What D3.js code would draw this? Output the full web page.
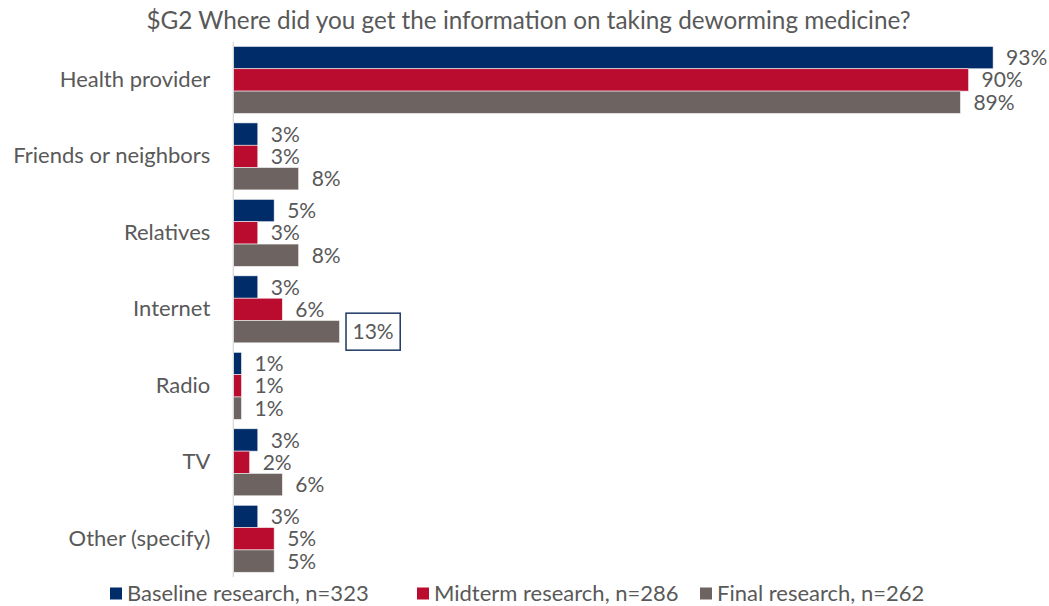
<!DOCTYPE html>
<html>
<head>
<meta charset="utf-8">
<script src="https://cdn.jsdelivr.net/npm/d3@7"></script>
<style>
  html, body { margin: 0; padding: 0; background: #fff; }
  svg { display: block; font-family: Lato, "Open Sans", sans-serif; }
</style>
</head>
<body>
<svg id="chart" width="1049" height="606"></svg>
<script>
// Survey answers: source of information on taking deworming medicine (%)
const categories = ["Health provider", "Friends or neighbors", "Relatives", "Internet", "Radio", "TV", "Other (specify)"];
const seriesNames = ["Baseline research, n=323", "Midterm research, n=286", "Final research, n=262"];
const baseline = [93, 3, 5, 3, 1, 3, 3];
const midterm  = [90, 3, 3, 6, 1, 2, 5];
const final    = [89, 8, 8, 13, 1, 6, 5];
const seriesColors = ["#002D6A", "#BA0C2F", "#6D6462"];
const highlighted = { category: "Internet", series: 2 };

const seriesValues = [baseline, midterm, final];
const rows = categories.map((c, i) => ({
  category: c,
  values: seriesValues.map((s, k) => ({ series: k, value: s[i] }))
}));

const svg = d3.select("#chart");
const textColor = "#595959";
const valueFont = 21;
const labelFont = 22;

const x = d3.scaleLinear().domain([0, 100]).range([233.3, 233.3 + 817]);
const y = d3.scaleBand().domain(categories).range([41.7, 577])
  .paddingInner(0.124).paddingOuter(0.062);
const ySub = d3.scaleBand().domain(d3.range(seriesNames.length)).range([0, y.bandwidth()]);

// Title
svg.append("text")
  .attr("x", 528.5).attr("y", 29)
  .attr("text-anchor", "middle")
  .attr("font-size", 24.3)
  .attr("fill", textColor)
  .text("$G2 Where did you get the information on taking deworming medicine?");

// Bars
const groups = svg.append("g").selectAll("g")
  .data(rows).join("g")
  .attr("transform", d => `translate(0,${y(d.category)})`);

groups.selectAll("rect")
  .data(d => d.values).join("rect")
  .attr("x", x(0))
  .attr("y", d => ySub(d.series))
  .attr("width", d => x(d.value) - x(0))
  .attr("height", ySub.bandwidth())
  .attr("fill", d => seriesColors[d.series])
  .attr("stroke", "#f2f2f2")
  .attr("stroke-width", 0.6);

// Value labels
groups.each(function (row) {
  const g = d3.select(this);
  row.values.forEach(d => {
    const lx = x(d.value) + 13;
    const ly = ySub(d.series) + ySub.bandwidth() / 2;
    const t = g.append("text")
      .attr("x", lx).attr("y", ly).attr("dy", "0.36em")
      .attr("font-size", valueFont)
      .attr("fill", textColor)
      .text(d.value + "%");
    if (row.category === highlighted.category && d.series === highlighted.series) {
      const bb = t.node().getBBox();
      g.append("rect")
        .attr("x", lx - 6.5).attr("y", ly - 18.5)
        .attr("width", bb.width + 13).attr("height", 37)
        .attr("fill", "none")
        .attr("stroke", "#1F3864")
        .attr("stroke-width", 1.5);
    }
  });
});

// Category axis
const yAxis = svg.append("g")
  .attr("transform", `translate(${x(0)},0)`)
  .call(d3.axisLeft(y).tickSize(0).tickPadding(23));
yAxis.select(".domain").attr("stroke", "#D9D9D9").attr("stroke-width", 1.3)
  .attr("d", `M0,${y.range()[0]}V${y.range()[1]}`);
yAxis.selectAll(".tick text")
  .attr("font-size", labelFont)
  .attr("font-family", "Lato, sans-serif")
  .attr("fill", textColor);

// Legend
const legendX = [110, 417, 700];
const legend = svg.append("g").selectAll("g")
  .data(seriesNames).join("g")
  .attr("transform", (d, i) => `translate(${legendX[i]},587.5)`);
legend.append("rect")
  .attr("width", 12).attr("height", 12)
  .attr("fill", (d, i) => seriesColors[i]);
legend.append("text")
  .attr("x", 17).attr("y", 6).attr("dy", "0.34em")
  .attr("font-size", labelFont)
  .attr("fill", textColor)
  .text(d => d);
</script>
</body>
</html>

**********

**What is being asked:** Every line above should be returned exactly; the pictures stay out.

**Task output:**
What D3.js code would draw this? Output the full web page.
<!DOCTYPE html>
<html>
<head>
<meta charset="utf-8">
<script src="https://cdn.jsdelivr.net/npm/d3@7"></script>
<style>
  html, body { margin: 0; padding: 0; background: #fff; }
  svg { display: block; font-family: Lato, "Open Sans", sans-serif; }
</style>
</head>
<body>
<svg id="chart" width="1049" height="606"></svg>
<script>
// Survey answers: source of information on taking deworming medicine (%)
const categories = ["Health provider", "Friends or neighbors", "Relatives", "Internet", "Radio", "TV", "Other (specify)"];
const seriesNames = ["Baseline research, n=323", "Midterm research, n=286", "Final research, n=262"];
const baseline = [93, 3, 5, 3, 1, 3, 3];
const midterm  = [90, 3, 3, 6, 1, 2, 5];
const final    = [89, 8, 8, 13, 1, 6, 5];
const seriesColors = ["#002D6A", "#BA0C2F", "#6D6462"];
const highlighted = { category: "Internet", series: 2 };

const seriesValues = [baseline, midterm, final];
const rows = categories.map((c, i) => ({
  category: c,
  values: seriesValues.map((s, k) => ({ series: k, value: s[i] }))
}));

const svg = d3.select("#chart");
const textColor = "#595959";
const valueFont = 21;
const labelFont = 22;

const x = d3.scaleLinear().domain([0, 100]).range([233.3, 233.3 + 817]);
const y = d3.scaleBand().domain(categories).range([41.7, 577])
  .paddingInner(0.124).paddingOuter(0.062);
const ySub = d3.scaleBand().domain(d3.range(seriesNames.length)).range([0, y.bandwidth()]);

// Title
svg.append("text")
  .attr("x", 528.5).attr("y", 29)
  .attr("text-anchor", "middle")
  .attr("font-size", 24.3)
  .attr("fill", textColor)
  .text("$G2 Where did you get the information on taking deworming medicine?");

// Bars
const groups = svg.append("g").selectAll("g")
  .data(rows).join("g")
  .attr("transform", d => `translate(0,${y(d.category)})`);

groups.selectAll("rect")
  .data(d => d.values).join("rect")
  .attr("x", x(0))
  .attr("y", d => ySub(d.series))
  .attr("width", d => x(d.value) - x(0))
  .attr("height", ySub.bandwidth())
  .attr("fill", d => seriesColors[d.series])
  .attr("stroke", "#f2f2f2")
  .attr("stroke-width", 0.6);

// Value labels
groups.each(function (row) {
  const g = d3.select(this);
  row.values.forEach(d => {
    const lx = x(d.value) + 13;
    const ly = ySub(d.series) + ySub.bandwidth() / 2;
    const t = g.append("text")
      .attr("x", lx).attr("y", ly).attr("dy", "0.36em")
      .attr("font-size", valueFont)
      .attr("fill", textColor)
      .text(d.value + "%");
    if (row.category === highlighted.category && d.series === highlighted.series) {
      const bb = t.node().getBBox();
      g.append("rect")
        .attr("x", lx - 6.5).attr("y", ly - 18.5)
        .attr("width", bb.width + 13).attr("height", 37)
        .attr("fill", "none")
        .attr("stroke", "#1F3864")
        .attr("stroke-width", 1.5);
    }
  });
});

// Category axis
const yAxis = svg.append("g")
  .attr("transform", `translate(${x(0)},0)`)
  .call(d3.axisLeft(y).tickSize(0).tickPadding(23));
yAxis.select(".domain").attr("stroke", "#D9D9D9").attr("stroke-width", 1.3)
  .attr("d", `M0,${y.range()[0]}V${y.range()[1]}`);
yAxis.selectAll(".tick text")
  .attr("font-size", labelFont)
  .attr("font-family", "Lato, sans-serif")
  .attr("fill", textColor);

// Legend
const legendX = [110, 417, 700];
const legend = svg.append("g").selectAll("g")
  .data(seriesNames).join("g")
  .attr("transform", (d, i) => `translate(${legendX[i]},587.5)`);
legend.append("rect")
  .attr("width", 12).attr("height", 12)
  .attr("fill", (d, i) => seriesColors[i]);
legend.append("text")
  .attr("x", 17).attr("y", 6).attr("dy", "0.34em")
  .attr("font-size", labelFont)
  .attr("fill", textColor)
  .text(d => d);
</script>
</body>
</html>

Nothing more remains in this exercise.